The scoreboard has been hung and most of the red cloth seats have been anchored at the new arena that will be the home for Nebraska basketball.

With construction 85 percent to 90 percent complete, the project manager said Friday that Pinnacle Bank Arena is on schedule to be ready for the university's August graduation ceremony.

The $179 million arena, with a seating capacity of about 15,500, sits on the northwest side of downtown Lincoln looking like a big silver space saucer just a few blocks west of Memorial Stadium.

Nebraska already has sold every ticket for the 2013-14 men's basketball season, and a media tour revealed a steep seating configuration that could make for an intimidating home-court advantage.

"It's right on top of the court, so it'll be a great building for basketball," said John Hinshaw, project manager for Minneapolis-based M.A. Mortenson Co.

About half of the seats are in the lower bowl, with a portion of them retractable to make room for convention space or other sporting events. The floor is equipped for ice equipment, meaning the arena could be used for ice hockey if Nebraska chooses to add the sport someday.

The main entrance was specifically designed to offer a view of the State Capitol rising to the southeast. There also is an outdoor deck that will be open during warm weather.

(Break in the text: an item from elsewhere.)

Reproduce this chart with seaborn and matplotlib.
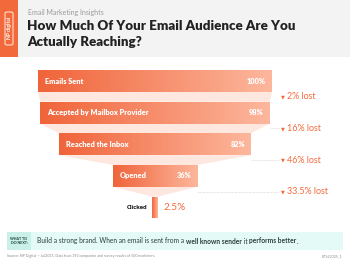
import matplotlib
matplotlib.use("Agg")
import matplotlib.pyplot as plt
import seaborn as sns
import numpy as np
from matplotlib.patches import Rectangle, FancyBboxPatch
from matplotlib.colors import LinearSegmentedColormap

# data
stages = ['Emails Sent', 'Accepted by Mailbox Provider', 'Reached the Inbox', 'Opened', 'Clicked']
pcts = [100, 98, 82, 36, 2.5]
pct_labels = ['100%', '98%', '82%', '36%', '2.5%']
losses = ['2% lost', '16% lost', '46% lost', '33.5% lost']

ORANGE = '#f26a3b'
W, H = 350, 263

sns.set_theme(style='white')
plt.rcParams['font.family'] = ['Lato', 'DejaVu Sans']

fig = plt.figure(figsize=(3.5, 2.63), dpi=100)
fig.patch.set_facecolor('white')


def fx(x):
    return x / W


def fy(y):
    return 1 - y / H


def frect(x0, y0, x1, y1, color, **kw):
    fig.patches.append(Rectangle((fx(x0), fy(y1)), (x1 - x0) / W, (y1 - y0) / H,
                                 transform=fig.transFigure, facecolor=color,
                                 edgecolor='none', **kw))


# header
frect(0, 0, 350, 57, '#f3f3f3')
frect(0, 0, 18, 57, ORANGE)
fig.patches.append(FancyBboxPatch((fx(5), fy(45)), 8 / W, 33 / H, boxstyle='round,pad=0,rounding_size=0.005',
                                  transform=fig.transFigure, facecolor='none', edgecolor='white', lw=0.6))
fig.text(fx(9.2), fy(28), 'NP digital', color='white', fontsize=3.6, fontweight='bold',
         rotation=90, ha='center', va='center')
fig.text(fx(28), fy(12), 'Email Marketing Insights', color='#9a9a9a', fontsize=5.0, va='center')
fig.text(fx(27), fy(26), 'How Much Of Your Email Audience Are You', color='#222222',
         fontsize=9.6, fontweight='heavy', va='center')
fig.text(fx(27), fy(42.5), 'Actually Reaching?', color='#222222',
         fontsize=9.6, fontweight='heavy', va='center')

# funnel axes covers the whole figure; data units are percent
ax = fig.add_axes([0, 0, 1, 1])
ax.set_facecolor('none')
sns.barplot(x=pcts, y=stages, orient='h', color=ORANGE, width=0.69, ax=ax)

px_per_unit = 2.34
x_left = -38 / px_per_unit
x_right = (W - 38) / px_per_unit
row_px = 31.6
y_top = -81 / row_px
y_bot = 4 + (H - 207.5) / row_px

cmap = LinearSegmentedColormap.from_list('bar', ['#f0643a', '#fdb79d'])
grad = np.linspace(0, 1, 256).reshape(1, -1)

bars = list(ax.patches)
for i, bar in enumerate(bars):
    w = bar.get_width()
    bar.set_x(50 - w / 2)
    y0 = bar.get_y()
    h = bar.get_height()
    bar.set_facecolor('none')
    bar.set_edgecolor('none')
    img = ax.imshow(grad, cmap=cmap, aspect='auto', extent=(50 - w / 2, 50 + w / 2, y0 + h, y0),
                    zorder=2, interpolation='bicubic')
    img.set_clip_path(bar)

# connectors between stages
for i in range(len(bars) - 1):
    a, b = bars[i], bars[i + 1]
    ya = a.get_y() + a.get_height()
    yb = b.get_y()
    wa, wb = a.get_width(), b.get_width()
    ax.fill([50 - wa / 2, 50 + wa / 2, 50 + wb / 2, 50 - wb / 2], [ya, ya, yb, yb],
            color='#fde7df', lw=0, zorder=1)
    ym = (ya + yb) / 2
    xl = 50 + wa / 2
    x_tri = (283 - 38) / px_per_unit
    if i > 0:
        ax.plot([xl, x_tri - 1.5], [ym, ym], color='#cccccc', lw=0.5, ls=(0, (1, 1)), zorder=1)
    ax.text(x_tri, ym, '▼', color=ORANGE, fontsize=3.6, ha='center', va='center',
            family=['DejaVu Sans'])
    ax.text(x_tri + 1.8, ym, losses[i], color=ORANGE, fontsize=6.4, va='center')

# labels inside bars
for i, bar in enumerate(bars[:-1]):
    w = bar.get_width()
    yc = bar.get_y() + bar.get_height() / 2
    ax.text(50 - w / 2 + 3, yc, stages[i], color='white', fontsize=5.3, fontweight='heavy', va='center')
    ax.text(50 + w / 2 - 2.5, yc, pct_labels[i], color='white', fontsize=5.3, fontweight='heavy',
            va='center', ha='right')
last = bars[-1]
yc = last.get_y() + last.get_height() / 2
ax.text(50 - last.get_width() / 2 - 2, yc, stages[-1], color='#222222', fontsize=4.4,
        fontweight='heavy', va='center', ha='right')
ax.text(50 + last.get_width() / 2 + 2.5, yc, pct_labels[-1], color=ORANGE, fontsize=7.2, va='center')

ax.set_xlim(x_left, x_right)
ax.set_ylim(y_bot, y_top)
ax.axis('off')

# bottom call-out box
frect(7, 232, 343, 250, '#e3faf6')
frect(7, 232, 31, 250, '#c9f1ea')
fig.text(fx(19), fy(241), 'WHAT TO\nDO NEXT:', color='#1f3b36', fontsize=2.6, fontweight='bold',
         ha='center', va='center', linespacing=1.1)

renderer = fig.canvas.get_renderer()
segments = [('Build a strong brand. When an email is sent from a ', 'normal'),
            ('well known sender', 'bold'), (' it ', 'normal'), ('performs better', 'bold'), ('.', 'normal')]
x = 37
for s, wgt in segments:
    t = fig.text(fx(x), fy(241), s, color='#2b3f3b', fontsize=4.8, fontweight=wgt, va='center')
    x += t.get_window_extent(renderer).width

fig.text(fx(7), fy(256.5), 'Source: NP Digital — Jul2025. Data from 193 companies and survey results of 500 marketers.',
         color='#8a8a8a', fontsize=2.6, va='center')
fig.text(fx(343), fy(256.5), '07162025_1', color='#8a8a8a', fontsize=2.6, va='center', ha='right')

fig.savefig('out.png', dpi=100)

A total of 36 suites ring the arena, each equipped with three rows of four seats, a drink rail, wet bar, cook top and television. There also are 20 mini suites with seating for four. The seats in the arena are 20 inches wide. Unlike the old Devaney Sports Center, which had bench seats in the upper levels, every seat has a back at the new arena.

Hinshaw said the Panasonic high-definition center-hung scoreboard will be one of the finest in college sports and better than in most in NBA arenas. The four-sided scoreboard is 16 1/2 feet tall and 22 feet wide and is topped by another full video board that is 6 feet tall and 22 feet wide.

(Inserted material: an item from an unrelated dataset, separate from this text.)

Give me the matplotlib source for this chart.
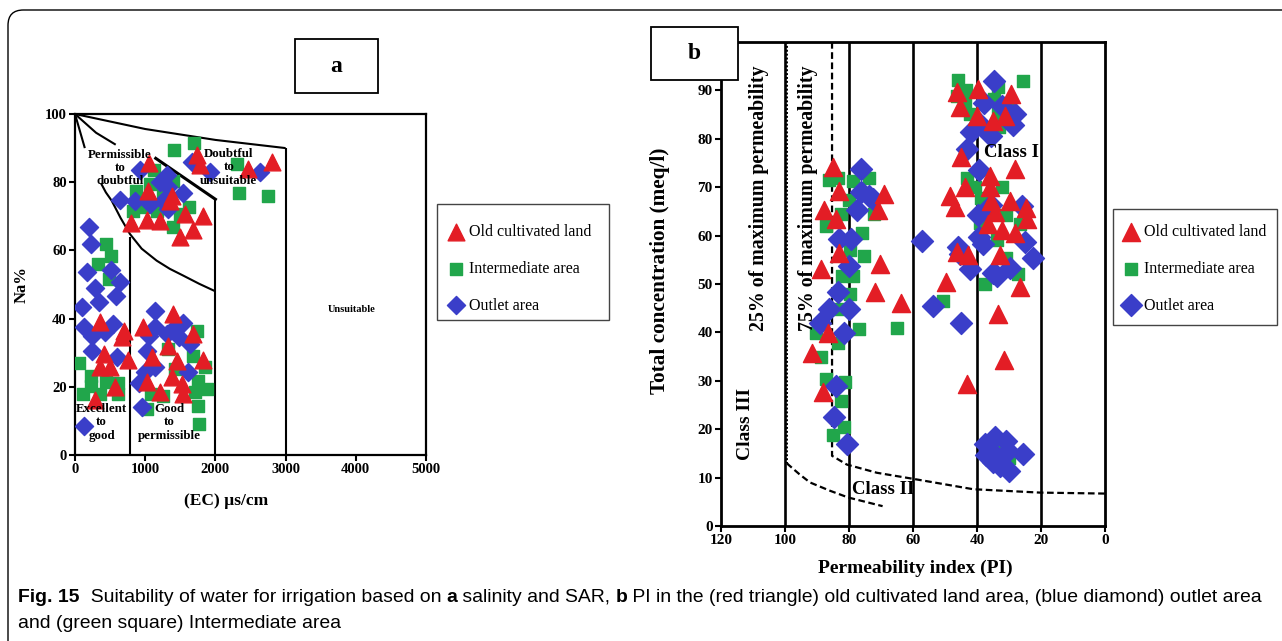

There were no obstacles in construction other than a problem with improperly bent rebar that caused a delay of about a month in late 2011. The project still will be completed about a month sooner than first projected.

Mortenson Co. also built the Sprint Center in Kansas City, Mo., Coors Field in Denver and the Target Center and Target Field in Minneapolis. The company also won the contract to build the Minnesota Vikings' new stadium in downtown Minneapolis.